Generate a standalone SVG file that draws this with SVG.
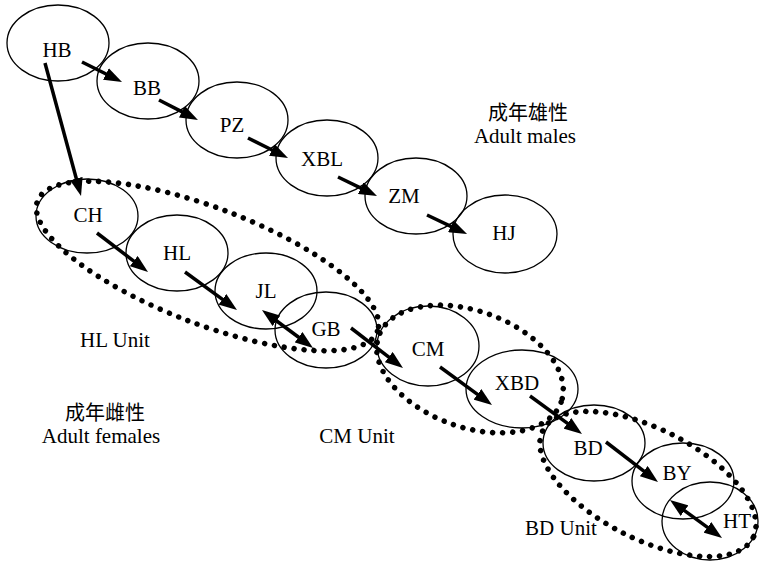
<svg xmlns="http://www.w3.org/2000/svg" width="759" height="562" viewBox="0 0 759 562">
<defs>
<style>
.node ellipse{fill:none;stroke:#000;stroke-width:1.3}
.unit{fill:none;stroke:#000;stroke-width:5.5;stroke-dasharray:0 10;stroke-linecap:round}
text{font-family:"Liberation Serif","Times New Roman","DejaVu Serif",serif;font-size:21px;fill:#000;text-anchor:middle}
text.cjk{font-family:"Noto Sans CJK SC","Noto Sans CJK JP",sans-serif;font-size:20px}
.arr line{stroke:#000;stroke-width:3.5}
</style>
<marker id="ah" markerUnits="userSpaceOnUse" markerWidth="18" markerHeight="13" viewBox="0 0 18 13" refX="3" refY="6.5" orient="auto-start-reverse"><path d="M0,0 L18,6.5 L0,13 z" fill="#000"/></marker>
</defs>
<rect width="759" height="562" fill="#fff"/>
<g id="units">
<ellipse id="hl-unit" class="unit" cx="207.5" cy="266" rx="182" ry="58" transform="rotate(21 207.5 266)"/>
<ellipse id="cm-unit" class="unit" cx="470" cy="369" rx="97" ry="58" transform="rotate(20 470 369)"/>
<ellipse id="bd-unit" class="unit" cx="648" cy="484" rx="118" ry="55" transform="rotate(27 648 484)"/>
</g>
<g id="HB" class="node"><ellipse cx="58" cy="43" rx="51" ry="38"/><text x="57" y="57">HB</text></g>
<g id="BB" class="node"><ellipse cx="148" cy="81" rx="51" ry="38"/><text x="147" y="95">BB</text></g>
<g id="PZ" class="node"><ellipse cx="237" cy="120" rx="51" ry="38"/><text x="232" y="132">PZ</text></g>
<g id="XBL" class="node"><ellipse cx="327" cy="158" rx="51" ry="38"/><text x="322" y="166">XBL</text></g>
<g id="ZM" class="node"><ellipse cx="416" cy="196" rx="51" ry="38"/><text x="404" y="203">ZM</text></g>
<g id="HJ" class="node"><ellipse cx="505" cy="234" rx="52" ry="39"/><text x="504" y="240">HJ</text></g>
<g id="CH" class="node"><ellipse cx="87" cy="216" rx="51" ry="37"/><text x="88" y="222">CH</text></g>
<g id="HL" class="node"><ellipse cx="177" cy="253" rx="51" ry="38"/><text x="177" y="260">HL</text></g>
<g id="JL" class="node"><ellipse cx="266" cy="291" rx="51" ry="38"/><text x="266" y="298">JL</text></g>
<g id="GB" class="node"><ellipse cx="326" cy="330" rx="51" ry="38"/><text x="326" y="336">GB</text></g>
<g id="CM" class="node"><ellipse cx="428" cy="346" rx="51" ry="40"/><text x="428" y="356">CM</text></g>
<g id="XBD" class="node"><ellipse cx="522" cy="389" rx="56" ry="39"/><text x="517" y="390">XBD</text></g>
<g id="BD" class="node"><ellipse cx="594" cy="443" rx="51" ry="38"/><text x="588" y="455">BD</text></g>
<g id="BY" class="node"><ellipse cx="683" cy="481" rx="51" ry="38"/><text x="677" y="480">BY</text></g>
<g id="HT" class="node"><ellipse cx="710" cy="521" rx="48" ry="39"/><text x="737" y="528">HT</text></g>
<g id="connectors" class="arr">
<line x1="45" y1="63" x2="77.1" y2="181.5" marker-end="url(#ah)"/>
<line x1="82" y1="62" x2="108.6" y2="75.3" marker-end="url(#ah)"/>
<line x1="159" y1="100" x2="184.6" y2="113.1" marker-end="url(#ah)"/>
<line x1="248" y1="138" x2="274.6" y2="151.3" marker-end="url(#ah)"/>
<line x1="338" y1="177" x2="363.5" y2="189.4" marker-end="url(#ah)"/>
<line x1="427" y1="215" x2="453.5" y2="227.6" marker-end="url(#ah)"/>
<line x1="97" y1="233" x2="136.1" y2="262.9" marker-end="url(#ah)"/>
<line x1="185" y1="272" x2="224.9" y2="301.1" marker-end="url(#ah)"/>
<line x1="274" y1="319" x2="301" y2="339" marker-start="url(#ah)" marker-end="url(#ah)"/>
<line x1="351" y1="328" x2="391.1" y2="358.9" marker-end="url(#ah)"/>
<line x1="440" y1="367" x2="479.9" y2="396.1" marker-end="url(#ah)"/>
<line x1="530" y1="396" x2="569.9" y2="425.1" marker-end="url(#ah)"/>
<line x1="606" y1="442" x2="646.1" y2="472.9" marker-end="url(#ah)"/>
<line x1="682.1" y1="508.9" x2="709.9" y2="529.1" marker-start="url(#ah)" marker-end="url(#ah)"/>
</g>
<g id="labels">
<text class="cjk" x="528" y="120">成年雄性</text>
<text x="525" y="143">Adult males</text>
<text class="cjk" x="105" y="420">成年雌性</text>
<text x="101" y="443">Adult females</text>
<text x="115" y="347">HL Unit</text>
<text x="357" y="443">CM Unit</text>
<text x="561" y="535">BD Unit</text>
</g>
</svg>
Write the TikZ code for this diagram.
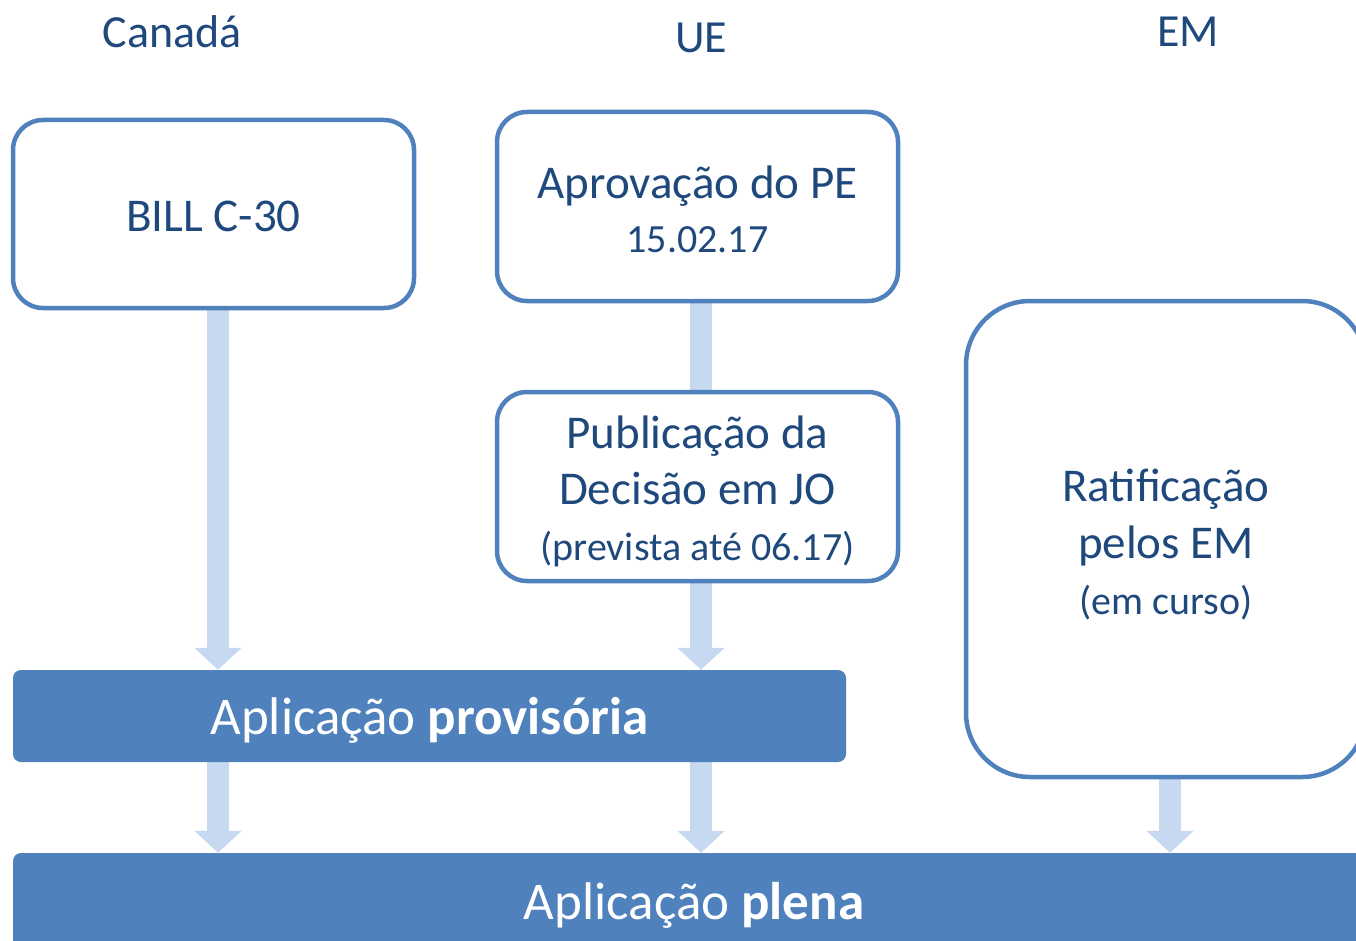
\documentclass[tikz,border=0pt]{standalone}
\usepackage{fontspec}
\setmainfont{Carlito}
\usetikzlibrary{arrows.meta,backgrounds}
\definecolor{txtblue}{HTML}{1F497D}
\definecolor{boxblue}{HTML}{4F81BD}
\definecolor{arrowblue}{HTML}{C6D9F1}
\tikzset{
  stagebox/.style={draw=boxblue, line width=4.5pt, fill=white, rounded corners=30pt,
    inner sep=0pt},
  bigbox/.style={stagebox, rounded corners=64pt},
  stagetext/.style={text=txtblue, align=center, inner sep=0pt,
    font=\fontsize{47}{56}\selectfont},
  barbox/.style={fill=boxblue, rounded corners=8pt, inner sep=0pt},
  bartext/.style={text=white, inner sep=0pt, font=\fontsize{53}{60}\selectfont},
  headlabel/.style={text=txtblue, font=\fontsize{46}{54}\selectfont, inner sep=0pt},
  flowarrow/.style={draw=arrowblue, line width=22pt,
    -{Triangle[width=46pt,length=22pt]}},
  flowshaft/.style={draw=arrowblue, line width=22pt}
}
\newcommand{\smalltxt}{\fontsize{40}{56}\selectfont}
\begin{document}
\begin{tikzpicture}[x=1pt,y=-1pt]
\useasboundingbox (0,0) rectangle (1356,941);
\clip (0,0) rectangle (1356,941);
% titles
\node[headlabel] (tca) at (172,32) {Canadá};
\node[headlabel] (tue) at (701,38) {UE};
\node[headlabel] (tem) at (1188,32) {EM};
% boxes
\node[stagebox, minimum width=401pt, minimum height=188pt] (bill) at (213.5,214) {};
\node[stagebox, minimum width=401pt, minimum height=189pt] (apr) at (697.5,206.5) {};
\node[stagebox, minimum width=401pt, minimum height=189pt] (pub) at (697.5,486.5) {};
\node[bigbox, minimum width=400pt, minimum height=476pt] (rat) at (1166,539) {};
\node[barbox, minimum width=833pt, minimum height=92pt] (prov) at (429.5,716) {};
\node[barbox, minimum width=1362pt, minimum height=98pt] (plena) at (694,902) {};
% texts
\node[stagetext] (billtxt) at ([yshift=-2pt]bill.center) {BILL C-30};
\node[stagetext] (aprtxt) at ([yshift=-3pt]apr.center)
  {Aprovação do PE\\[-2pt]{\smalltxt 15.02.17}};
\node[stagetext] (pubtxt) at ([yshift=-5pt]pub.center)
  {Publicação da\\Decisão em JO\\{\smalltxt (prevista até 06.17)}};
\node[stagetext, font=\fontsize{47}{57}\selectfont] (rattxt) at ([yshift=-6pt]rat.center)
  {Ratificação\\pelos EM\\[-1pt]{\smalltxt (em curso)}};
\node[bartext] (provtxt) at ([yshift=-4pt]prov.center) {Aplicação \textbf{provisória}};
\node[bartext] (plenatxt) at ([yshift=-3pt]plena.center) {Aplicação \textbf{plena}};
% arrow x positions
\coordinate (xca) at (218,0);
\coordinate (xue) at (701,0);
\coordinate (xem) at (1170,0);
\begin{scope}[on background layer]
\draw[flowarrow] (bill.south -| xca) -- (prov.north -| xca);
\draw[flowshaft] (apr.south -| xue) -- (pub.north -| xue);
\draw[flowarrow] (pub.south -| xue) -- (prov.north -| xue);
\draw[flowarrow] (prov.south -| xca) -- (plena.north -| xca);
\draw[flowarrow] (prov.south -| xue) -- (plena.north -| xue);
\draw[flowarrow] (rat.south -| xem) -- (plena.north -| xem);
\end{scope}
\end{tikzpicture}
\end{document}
++++++
▸ Stated exercise
Pull out all lines from the listing that contain the string "this".

▸ Output of the task
Generate a standalone SVG file that draws this with SVG.
Write the TikZ code for this diagram.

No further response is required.